DATA EXCERPT

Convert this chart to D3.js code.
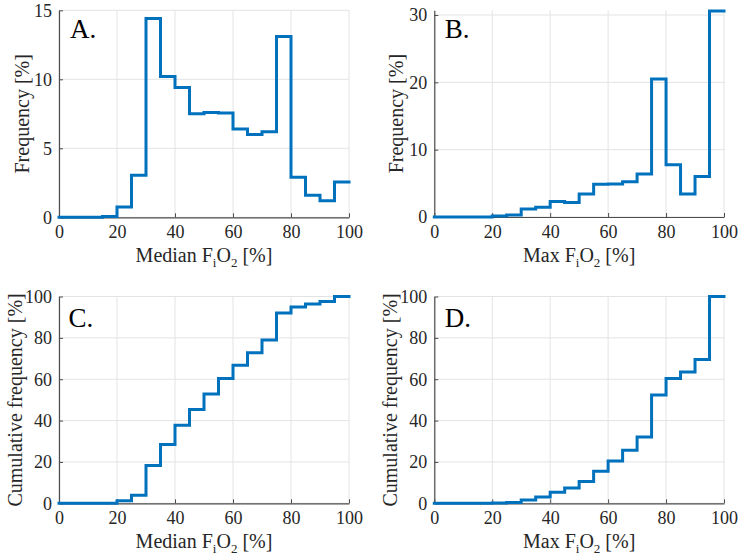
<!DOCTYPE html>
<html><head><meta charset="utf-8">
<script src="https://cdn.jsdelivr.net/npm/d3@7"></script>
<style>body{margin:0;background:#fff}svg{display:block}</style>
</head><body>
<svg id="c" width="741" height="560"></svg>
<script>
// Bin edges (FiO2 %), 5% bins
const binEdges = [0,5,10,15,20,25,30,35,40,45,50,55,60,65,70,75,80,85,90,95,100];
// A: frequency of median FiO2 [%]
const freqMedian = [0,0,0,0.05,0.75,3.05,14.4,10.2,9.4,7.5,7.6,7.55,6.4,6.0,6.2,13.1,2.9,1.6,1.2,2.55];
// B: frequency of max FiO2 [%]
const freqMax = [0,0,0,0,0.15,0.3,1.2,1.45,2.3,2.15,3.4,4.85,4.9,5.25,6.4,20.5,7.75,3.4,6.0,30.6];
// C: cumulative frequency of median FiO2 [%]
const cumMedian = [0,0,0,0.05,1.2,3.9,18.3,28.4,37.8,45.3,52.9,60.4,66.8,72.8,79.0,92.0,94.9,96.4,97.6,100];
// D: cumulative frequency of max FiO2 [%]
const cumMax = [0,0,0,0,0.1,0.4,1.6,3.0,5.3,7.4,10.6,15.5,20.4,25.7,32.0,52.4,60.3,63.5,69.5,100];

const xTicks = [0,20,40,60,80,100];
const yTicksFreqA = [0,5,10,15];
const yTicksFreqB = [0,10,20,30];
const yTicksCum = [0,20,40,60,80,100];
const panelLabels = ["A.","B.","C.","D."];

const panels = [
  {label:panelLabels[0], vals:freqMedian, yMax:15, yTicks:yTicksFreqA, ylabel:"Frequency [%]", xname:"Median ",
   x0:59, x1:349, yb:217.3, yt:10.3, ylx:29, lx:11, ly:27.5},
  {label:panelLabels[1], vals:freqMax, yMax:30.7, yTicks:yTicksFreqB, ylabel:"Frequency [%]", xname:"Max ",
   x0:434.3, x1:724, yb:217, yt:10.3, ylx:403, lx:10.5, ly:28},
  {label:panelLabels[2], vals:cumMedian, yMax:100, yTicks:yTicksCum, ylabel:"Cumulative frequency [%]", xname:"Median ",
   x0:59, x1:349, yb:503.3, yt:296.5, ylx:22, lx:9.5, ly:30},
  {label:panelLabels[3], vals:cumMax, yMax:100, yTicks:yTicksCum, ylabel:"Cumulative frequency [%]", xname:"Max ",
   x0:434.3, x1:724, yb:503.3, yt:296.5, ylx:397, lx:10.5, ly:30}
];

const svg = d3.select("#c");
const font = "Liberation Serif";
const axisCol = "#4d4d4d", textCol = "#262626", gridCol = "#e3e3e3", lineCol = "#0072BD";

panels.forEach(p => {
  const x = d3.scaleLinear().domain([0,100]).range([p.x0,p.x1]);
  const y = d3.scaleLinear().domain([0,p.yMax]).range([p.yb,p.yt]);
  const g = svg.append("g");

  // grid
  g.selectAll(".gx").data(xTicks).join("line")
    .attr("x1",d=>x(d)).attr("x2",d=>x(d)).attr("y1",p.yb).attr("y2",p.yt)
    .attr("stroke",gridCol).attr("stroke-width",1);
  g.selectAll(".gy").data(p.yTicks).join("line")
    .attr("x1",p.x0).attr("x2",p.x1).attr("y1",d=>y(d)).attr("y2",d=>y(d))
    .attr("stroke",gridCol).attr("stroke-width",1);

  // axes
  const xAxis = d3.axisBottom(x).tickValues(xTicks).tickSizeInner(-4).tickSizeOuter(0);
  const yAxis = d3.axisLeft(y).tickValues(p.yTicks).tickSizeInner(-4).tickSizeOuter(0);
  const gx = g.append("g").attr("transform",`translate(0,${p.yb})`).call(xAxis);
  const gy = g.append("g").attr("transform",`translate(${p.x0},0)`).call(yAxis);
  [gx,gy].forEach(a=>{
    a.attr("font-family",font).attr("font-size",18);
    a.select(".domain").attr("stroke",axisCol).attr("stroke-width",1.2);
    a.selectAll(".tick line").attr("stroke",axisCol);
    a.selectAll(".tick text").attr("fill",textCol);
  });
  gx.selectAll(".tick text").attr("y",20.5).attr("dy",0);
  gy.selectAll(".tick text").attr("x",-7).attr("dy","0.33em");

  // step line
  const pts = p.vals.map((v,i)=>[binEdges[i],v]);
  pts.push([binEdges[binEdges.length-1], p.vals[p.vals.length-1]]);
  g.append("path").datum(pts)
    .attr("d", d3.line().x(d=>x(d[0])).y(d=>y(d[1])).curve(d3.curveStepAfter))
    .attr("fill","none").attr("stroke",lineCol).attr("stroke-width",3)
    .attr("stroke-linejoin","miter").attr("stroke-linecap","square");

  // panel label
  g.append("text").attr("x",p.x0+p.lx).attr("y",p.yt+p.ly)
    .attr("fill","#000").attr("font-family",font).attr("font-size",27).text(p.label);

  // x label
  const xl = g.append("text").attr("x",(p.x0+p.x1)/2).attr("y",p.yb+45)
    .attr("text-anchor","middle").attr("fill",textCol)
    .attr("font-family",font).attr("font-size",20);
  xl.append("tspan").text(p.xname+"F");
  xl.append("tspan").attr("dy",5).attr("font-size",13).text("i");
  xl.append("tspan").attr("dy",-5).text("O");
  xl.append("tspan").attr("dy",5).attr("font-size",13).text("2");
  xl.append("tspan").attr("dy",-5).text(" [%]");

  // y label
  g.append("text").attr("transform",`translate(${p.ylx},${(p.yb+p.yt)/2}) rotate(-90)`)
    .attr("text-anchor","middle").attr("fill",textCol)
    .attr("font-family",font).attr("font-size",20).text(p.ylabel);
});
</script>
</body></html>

THE REQUEST
Print out the lines exactly, skipping any picture.

REPLY
Convert this chart to D3.js code.
<!DOCTYPE html>
<html><head><meta charset="utf-8">
<script src="https://cdn.jsdelivr.net/npm/d3@7"></script>
<style>body{margin:0;background:#fff}svg{display:block}</style>
</head><body>
<svg id="c" width="741" height="560"></svg>
<script>
// Bin edges (FiO2 %), 5% bins
const binEdges = [0,5,10,15,20,25,30,35,40,45,50,55,60,65,70,75,80,85,90,95,100];
// A: frequency of median FiO2 [%]
const freqMedian = [0,0,0,0.05,0.75,3.05,14.4,10.2,9.4,7.5,7.6,7.55,6.4,6.0,6.2,13.1,2.9,1.6,1.2,2.55];
// B: frequency of max FiO2 [%]
const freqMax = [0,0,0,0,0.15,0.3,1.2,1.45,2.3,2.15,3.4,4.85,4.9,5.25,6.4,20.5,7.75,3.4,6.0,30.6];
// C: cumulative frequency of median FiO2 [%]
const cumMedian = [0,0,0,0.05,1.2,3.9,18.3,28.4,37.8,45.3,52.9,60.4,66.8,72.8,79.0,92.0,94.9,96.4,97.6,100];
// D: cumulative frequency of max FiO2 [%]
const cumMax = [0,0,0,0,0.1,0.4,1.6,3.0,5.3,7.4,10.6,15.5,20.4,25.7,32.0,52.4,60.3,63.5,69.5,100];

const xTicks = [0,20,40,60,80,100];
const yTicksFreqA = [0,5,10,15];
const yTicksFreqB = [0,10,20,30];
const yTicksCum = [0,20,40,60,80,100];
const panelLabels = ["A.","B.","C.","D."];

const panels = [
  {label:panelLabels[0], vals:freqMedian, yMax:15, yTicks:yTicksFreqA, ylabel:"Frequency [%]", xname:"Median ",
   x0:59, x1:349, yb:217.3, yt:10.3, ylx:29, lx:11, ly:27.5},
  {label:panelLabels[1], vals:freqMax, yMax:30.7, yTicks:yTicksFreqB, ylabel:"Frequency [%]", xname:"Max ",
   x0:434.3, x1:724, yb:217, yt:10.3, ylx:403, lx:10.5, ly:28},
  {label:panelLabels[2], vals:cumMedian, yMax:100, yTicks:yTicksCum, ylabel:"Cumulative frequency [%]", xname:"Median ",
   x0:59, x1:349, yb:503.3, yt:296.5, ylx:22, lx:9.5, ly:30},
  {label:panelLabels[3], vals:cumMax, yMax:100, yTicks:yTicksCum, ylabel:"Cumulative frequency [%]", xname:"Max ",
   x0:434.3, x1:724, yb:503.3, yt:296.5, ylx:397, lx:10.5, ly:30}
];

const svg = d3.select("#c");
const font = "Liberation Serif";
const axisCol = "#4d4d4d", textCol = "#262626", gridCol = "#e3e3e3", lineCol = "#0072BD";

panels.forEach(p => {
  const x = d3.scaleLinear().domain([0,100]).range([p.x0,p.x1]);
  const y = d3.scaleLinear().domain([0,p.yMax]).range([p.yb,p.yt]);
  const g = svg.append("g");

  // grid
  g.selectAll(".gx").data(xTicks).join("line")
    .attr("x1",d=>x(d)).attr("x2",d=>x(d)).attr("y1",p.yb).attr("y2",p.yt)
    .attr("stroke",gridCol).attr("stroke-width",1);
  g.selectAll(".gy").data(p.yTicks).join("line")
    .attr("x1",p.x0).attr("x2",p.x1).attr("y1",d=>y(d)).attr("y2",d=>y(d))
    .attr("stroke",gridCol).attr("stroke-width",1);

  // axes
  const xAxis = d3.axisBottom(x).tickValues(xTicks).tickSizeInner(-4).tickSizeOuter(0);
  const yAxis = d3.axisLeft(y).tickValues(p.yTicks).tickSizeInner(-4).tickSizeOuter(0);
  const gx = g.append("g").attr("transform",`translate(0,${p.yb})`).call(xAxis);
  const gy = g.append("g").attr("transform",`translate(${p.x0},0)`).call(yAxis);
  [gx,gy].forEach(a=>{
    a.attr("font-family",font).attr("font-size",18);
    a.select(".domain").attr("stroke",axisCol).attr("stroke-width",1.2);
    a.selectAll(".tick line").attr("stroke",axisCol);
    a.selectAll(".tick text").attr("fill",textCol);
  });
  gx.selectAll(".tick text").attr("y",20.5).attr("dy",0);
  gy.selectAll(".tick text").attr("x",-7).attr("dy","0.33em");

  // step line
  const pts = p.vals.map((v,i)=>[binEdges[i],v]);
  pts.push([binEdges[binEdges.length-1], p.vals[p.vals.length-1]]);
  g.append("path").datum(pts)
    .attr("d", d3.line().x(d=>x(d[0])).y(d=>y(d[1])).curve(d3.curveStepAfter))
    .attr("fill","none").attr("stroke",lineCol).attr("stroke-width",3)
    .attr("stroke-linejoin","miter").attr("stroke-linecap","square");

  // panel label
  g.append("text").attr("x",p.x0+p.lx).attr("y",p.yt+p.ly)
    .attr("fill","#000").attr("font-family",font).attr("font-size",27).text(p.label);

  // x label
  const xl = g.append("text").attr("x",(p.x0+p.x1)/2).attr("y",p.yb+45)
    .attr("text-anchor","middle").attr("fill",textCol)
    .attr("font-family",font).attr("font-size",20);
  xl.append("tspan").text(p.xname+"F");
  xl.append("tspan").attr("dy",5).attr("font-size",13).text("i");
  xl.append("tspan").attr("dy",-5).text("O");
  xl.append("tspan").attr("dy",5).attr("font-size",13).text("2");
  xl.append("tspan").attr("dy",-5).text(" [%]");

  // y label
  g.append("text").attr("transform",`translate(${p.ylx},${(p.yb+p.yt)/2}) rotate(-90)`)
    .attr("text-anchor","middle").attr("fill",textCol)
    .attr("font-family",font).attr("font-size",20).text(p.ylabel);
});
</script>
</body></html>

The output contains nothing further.